Can historical travel data help us evaluate the performance of our manning agencies?
Yes — and this is one of its most practical but underused applications. By tracking documentation lead times, last-minute crew substitutions, and rebooking frequency by agency, you can build an evidence-based picture of which partners consistently enable smooth crew changes and which ones introduce avoidable disruption. This data strengthens your position in agency reviews and contract negotiations, replacing subjective impressions with measurable performance records.
What is a realistic timeline for seeing cost reductions after implementing a data-driven approach to crew travel?
Most operations begin to see measurable improvements within two to three months of implementing consistent data review and acting on early findings — particularly if quick wins like minimum booking lead-time policies are introduced early. Larger structural improvements, such as renegotiated vendor agreements or optimised routing for key trade lanes, typically take a full planning cycle of six to twelve months to fully materialise. The compounding effect over time is where the most significant savings are realised.

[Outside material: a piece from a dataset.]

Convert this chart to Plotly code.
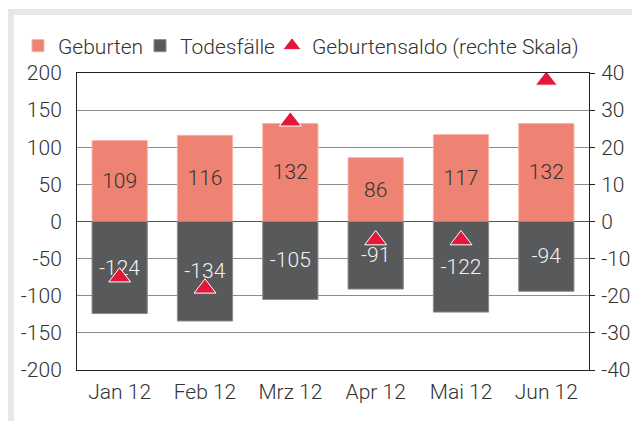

We already use a crew management system. Do we need a separate travel management platform, or can we work with what we have?
It depends on whether your current crew management system captures granular travel data — including booking lead times, amendment history, cost breakdowns by route, and cancellation rates — and whether it can surface that data in a usable reporting format. Many crew management systems are designed primarily for rotation scheduling and HR records rather than travel analytics. A dedicated travel management platform that integrates with your existing system gives you the travel-specific data layer needed for the kind of analysis described in this post, without replacing the tools you already rely on.